Stored data:

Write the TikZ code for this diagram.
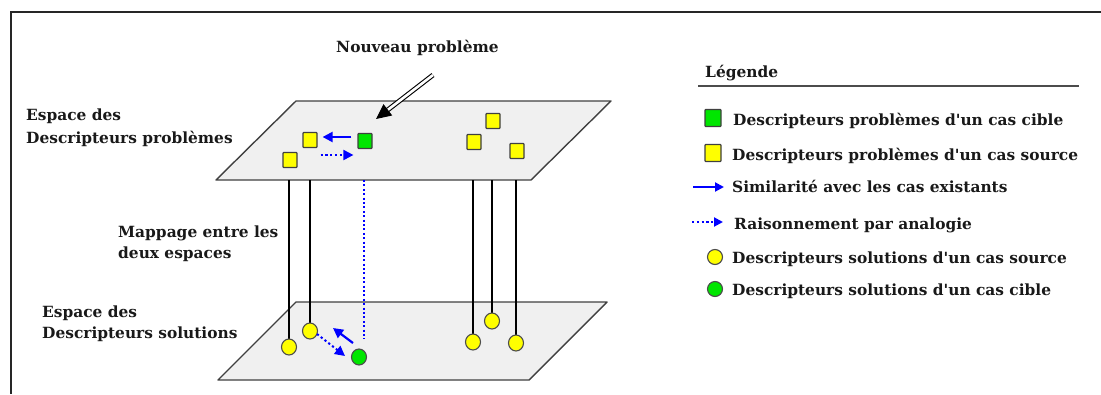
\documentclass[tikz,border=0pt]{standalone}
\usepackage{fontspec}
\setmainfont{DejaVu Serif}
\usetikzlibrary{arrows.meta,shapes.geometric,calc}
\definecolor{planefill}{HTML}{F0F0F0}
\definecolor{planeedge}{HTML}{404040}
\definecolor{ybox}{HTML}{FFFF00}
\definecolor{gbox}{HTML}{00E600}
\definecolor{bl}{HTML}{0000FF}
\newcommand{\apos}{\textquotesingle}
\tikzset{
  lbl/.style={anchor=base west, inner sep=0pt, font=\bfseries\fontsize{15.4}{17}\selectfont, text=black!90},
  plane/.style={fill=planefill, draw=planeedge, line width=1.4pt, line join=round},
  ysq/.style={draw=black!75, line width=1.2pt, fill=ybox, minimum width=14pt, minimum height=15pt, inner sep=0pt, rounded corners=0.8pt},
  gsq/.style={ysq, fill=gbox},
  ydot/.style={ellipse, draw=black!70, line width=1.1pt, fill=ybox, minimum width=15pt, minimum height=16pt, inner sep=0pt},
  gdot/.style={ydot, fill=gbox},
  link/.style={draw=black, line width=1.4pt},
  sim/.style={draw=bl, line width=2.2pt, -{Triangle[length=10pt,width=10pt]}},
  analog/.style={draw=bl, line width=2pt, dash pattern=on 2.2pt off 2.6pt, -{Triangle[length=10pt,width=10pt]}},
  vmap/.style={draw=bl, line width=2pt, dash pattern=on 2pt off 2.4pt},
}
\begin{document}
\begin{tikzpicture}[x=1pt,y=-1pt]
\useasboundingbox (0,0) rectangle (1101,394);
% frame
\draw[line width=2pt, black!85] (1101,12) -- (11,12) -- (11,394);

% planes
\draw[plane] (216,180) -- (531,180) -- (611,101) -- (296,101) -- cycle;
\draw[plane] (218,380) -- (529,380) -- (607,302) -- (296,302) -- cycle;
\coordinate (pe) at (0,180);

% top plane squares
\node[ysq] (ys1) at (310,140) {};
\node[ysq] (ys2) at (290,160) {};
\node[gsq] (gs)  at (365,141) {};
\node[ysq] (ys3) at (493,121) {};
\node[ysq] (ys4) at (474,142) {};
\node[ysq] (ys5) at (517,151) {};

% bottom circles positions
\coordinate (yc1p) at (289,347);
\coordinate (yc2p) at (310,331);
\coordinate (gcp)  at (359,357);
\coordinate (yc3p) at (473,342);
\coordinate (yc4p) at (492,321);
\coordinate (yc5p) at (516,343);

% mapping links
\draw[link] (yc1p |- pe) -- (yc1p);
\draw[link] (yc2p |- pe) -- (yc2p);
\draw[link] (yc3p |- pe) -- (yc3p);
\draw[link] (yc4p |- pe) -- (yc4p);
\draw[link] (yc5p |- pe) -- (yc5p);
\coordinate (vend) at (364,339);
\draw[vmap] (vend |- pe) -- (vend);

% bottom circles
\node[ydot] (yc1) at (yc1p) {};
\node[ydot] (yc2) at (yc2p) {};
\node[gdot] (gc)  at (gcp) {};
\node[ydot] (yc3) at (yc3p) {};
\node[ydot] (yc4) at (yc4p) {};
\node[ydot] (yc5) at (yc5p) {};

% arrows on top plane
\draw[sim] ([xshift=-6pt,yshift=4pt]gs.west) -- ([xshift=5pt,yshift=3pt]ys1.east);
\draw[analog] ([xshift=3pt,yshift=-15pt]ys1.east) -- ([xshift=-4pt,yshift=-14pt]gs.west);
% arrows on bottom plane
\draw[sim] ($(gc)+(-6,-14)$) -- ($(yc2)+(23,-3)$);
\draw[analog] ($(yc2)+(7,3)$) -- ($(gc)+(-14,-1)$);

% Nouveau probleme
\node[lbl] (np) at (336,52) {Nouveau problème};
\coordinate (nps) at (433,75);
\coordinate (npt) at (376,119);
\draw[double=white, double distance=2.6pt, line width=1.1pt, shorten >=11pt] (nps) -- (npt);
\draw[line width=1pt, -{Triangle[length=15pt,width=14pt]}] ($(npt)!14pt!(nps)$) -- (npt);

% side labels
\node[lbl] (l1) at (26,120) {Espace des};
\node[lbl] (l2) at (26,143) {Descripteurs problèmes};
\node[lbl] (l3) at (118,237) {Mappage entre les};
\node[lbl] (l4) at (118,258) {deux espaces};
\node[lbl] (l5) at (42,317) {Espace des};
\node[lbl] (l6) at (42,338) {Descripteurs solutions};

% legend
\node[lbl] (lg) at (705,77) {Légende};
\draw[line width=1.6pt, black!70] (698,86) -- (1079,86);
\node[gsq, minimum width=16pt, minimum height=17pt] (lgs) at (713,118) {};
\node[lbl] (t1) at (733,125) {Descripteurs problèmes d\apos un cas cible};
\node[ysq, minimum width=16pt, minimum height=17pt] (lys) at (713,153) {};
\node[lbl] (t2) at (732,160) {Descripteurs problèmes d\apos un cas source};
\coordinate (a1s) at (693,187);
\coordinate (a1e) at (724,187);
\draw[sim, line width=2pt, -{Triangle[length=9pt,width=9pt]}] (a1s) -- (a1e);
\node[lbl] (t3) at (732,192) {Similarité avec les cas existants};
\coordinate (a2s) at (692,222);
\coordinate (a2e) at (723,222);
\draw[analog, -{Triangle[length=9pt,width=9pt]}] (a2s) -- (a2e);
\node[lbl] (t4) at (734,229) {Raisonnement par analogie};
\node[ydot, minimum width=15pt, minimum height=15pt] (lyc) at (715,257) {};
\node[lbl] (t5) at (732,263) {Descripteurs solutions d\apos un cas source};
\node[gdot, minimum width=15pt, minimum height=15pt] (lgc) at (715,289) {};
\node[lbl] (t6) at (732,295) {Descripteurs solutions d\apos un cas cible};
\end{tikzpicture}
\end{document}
---
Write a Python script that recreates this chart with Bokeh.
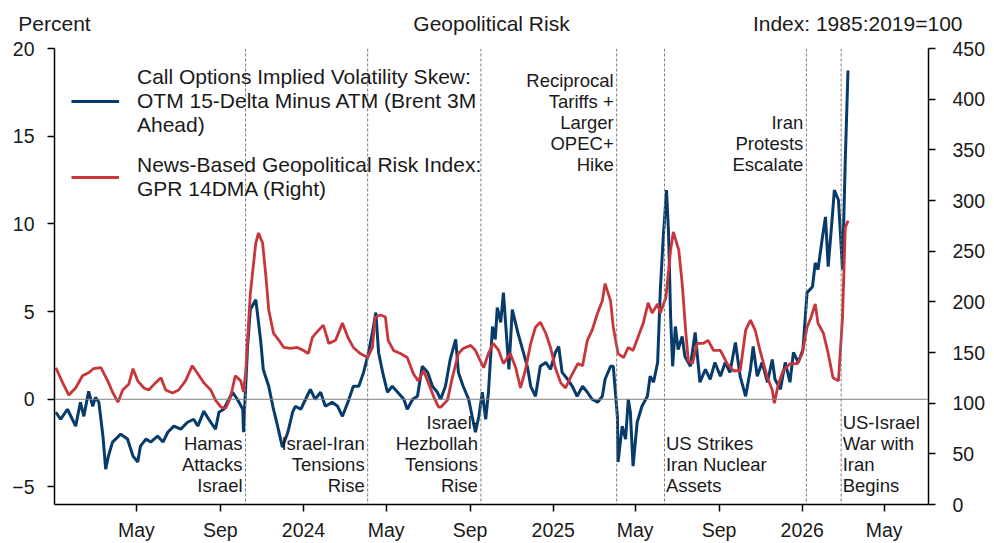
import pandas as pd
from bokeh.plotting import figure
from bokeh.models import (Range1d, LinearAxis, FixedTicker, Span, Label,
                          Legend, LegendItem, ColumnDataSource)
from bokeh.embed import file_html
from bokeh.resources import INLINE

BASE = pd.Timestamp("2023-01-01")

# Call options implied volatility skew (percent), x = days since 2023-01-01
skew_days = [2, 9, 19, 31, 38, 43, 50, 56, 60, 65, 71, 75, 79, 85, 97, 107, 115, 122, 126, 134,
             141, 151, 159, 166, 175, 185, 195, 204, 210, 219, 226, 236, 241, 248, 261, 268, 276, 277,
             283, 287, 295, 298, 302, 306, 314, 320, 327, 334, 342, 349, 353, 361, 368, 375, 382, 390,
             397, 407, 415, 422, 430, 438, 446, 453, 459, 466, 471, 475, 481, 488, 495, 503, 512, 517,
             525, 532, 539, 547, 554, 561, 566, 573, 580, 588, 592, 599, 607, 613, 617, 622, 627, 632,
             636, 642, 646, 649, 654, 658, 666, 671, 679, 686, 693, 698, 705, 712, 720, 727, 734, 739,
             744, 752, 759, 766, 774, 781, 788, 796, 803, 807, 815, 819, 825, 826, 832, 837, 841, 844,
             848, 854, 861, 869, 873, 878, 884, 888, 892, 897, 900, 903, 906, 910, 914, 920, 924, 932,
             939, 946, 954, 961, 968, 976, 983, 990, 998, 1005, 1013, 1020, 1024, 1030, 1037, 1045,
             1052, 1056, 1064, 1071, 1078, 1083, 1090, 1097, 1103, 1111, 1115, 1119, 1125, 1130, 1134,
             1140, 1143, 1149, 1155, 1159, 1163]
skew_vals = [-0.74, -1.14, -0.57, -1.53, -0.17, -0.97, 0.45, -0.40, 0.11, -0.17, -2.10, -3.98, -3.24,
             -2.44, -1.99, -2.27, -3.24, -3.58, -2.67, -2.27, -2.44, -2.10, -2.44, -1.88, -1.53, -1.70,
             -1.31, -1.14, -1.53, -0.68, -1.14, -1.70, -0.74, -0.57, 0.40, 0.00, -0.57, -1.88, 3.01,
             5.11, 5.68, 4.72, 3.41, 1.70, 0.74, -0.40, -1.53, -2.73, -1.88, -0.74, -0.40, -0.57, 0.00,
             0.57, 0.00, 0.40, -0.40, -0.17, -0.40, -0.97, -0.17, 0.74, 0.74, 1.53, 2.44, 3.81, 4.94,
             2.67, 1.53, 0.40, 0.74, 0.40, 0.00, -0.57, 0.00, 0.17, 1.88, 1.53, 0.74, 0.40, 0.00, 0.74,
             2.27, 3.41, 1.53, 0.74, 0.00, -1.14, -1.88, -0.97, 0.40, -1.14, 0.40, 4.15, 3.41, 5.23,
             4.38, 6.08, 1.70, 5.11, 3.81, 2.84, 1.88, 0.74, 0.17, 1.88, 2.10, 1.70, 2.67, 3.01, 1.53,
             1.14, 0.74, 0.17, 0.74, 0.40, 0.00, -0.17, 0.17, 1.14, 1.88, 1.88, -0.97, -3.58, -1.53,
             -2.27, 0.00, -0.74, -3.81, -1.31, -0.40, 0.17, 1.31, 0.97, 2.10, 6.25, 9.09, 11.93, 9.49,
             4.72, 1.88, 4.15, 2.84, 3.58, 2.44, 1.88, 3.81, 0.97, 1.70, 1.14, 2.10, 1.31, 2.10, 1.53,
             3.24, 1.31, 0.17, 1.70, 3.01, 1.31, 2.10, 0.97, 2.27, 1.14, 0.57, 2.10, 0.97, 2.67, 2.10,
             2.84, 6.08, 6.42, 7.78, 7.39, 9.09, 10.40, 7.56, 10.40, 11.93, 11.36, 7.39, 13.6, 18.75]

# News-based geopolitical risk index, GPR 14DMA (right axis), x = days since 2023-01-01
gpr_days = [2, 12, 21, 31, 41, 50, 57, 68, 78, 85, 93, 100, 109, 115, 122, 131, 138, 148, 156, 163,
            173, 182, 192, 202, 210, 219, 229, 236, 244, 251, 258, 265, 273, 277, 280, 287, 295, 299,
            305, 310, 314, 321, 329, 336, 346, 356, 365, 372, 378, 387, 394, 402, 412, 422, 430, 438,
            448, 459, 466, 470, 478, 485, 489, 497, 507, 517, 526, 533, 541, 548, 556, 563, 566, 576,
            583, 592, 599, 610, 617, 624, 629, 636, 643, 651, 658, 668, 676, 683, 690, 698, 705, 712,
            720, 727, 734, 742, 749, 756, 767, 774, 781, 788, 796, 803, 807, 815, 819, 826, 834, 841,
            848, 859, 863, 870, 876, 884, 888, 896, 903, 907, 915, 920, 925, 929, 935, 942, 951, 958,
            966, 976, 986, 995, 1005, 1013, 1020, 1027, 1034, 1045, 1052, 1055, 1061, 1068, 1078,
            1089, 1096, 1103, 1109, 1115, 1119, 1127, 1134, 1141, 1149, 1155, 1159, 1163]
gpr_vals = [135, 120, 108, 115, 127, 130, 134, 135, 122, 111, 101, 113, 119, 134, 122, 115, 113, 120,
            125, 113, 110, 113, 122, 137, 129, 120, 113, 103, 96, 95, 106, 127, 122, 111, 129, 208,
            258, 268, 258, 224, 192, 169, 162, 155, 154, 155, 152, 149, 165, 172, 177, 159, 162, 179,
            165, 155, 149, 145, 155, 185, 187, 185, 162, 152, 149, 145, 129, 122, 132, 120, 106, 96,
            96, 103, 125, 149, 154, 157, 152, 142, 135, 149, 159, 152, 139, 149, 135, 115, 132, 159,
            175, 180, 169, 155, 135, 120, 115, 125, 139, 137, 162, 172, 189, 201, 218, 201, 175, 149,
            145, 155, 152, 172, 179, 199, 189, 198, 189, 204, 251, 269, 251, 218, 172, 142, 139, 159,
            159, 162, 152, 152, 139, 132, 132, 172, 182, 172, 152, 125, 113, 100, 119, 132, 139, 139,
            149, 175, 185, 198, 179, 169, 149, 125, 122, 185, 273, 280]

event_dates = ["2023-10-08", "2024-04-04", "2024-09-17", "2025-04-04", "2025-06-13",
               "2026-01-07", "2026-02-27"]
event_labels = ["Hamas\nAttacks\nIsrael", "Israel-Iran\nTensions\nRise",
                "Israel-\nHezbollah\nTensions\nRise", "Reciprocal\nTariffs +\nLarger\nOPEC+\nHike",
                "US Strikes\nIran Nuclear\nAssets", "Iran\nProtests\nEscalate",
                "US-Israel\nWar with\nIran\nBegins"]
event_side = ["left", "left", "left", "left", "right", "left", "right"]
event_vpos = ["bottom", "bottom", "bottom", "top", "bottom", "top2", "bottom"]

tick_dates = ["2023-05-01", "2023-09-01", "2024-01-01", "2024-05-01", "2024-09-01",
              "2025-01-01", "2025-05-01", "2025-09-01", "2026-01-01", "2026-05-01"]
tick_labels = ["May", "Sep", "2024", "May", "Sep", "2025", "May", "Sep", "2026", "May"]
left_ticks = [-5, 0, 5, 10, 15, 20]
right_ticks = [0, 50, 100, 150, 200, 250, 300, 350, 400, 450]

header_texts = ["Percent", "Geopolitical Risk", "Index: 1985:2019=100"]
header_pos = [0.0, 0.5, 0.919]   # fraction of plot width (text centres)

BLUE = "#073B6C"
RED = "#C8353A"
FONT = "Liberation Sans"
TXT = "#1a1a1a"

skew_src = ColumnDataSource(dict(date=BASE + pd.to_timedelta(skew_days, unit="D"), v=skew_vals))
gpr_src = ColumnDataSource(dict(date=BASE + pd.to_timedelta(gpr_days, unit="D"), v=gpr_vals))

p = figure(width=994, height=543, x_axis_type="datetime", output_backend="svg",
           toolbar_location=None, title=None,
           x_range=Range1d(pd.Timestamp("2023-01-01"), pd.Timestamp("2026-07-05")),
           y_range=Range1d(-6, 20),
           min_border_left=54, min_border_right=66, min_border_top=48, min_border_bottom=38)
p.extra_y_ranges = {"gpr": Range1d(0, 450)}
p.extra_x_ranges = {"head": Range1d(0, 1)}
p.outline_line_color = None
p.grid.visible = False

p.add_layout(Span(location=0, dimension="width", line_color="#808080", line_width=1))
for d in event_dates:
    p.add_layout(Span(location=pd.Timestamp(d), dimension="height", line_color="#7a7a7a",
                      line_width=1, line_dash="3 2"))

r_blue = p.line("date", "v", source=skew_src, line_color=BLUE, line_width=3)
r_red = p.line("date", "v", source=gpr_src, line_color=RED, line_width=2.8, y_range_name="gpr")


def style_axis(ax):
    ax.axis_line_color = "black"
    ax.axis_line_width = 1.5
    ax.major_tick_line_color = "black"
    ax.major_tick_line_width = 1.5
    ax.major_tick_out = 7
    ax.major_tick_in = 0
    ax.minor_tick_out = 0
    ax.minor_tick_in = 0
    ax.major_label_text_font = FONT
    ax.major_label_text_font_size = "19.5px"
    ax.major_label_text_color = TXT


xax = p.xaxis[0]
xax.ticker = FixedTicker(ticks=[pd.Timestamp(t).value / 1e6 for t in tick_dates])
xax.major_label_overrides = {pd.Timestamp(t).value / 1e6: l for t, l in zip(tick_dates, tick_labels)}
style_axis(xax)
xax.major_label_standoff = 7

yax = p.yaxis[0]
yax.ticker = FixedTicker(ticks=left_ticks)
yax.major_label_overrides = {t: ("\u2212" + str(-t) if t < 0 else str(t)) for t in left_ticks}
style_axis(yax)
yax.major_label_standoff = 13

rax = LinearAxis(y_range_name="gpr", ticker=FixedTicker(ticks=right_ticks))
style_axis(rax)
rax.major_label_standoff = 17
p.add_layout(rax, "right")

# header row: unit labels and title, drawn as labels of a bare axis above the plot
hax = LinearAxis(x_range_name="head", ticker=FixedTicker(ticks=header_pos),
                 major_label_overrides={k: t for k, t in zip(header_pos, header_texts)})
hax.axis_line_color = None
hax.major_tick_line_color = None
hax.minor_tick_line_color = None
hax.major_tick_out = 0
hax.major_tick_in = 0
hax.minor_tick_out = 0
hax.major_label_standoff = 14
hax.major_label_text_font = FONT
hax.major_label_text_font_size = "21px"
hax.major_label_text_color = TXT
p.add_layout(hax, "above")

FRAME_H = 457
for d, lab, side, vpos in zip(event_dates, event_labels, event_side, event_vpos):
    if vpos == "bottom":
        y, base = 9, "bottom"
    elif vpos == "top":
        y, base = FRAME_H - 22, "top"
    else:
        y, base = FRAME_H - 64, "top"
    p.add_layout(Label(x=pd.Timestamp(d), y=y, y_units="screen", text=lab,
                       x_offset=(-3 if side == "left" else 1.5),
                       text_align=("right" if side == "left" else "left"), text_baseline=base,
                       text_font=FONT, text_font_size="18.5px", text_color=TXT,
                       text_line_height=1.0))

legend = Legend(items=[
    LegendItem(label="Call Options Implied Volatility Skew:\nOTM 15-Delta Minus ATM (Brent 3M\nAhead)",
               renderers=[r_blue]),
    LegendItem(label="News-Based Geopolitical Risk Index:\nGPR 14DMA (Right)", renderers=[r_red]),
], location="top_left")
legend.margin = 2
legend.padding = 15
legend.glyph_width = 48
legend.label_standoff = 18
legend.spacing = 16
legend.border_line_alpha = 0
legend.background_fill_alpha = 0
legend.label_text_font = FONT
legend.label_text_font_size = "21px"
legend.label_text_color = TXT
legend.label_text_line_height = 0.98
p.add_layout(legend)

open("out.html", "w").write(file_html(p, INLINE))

=== Aim ===
Look through the records above and report how many lines hold the word "with", giving only the number.

=== Task result ===
2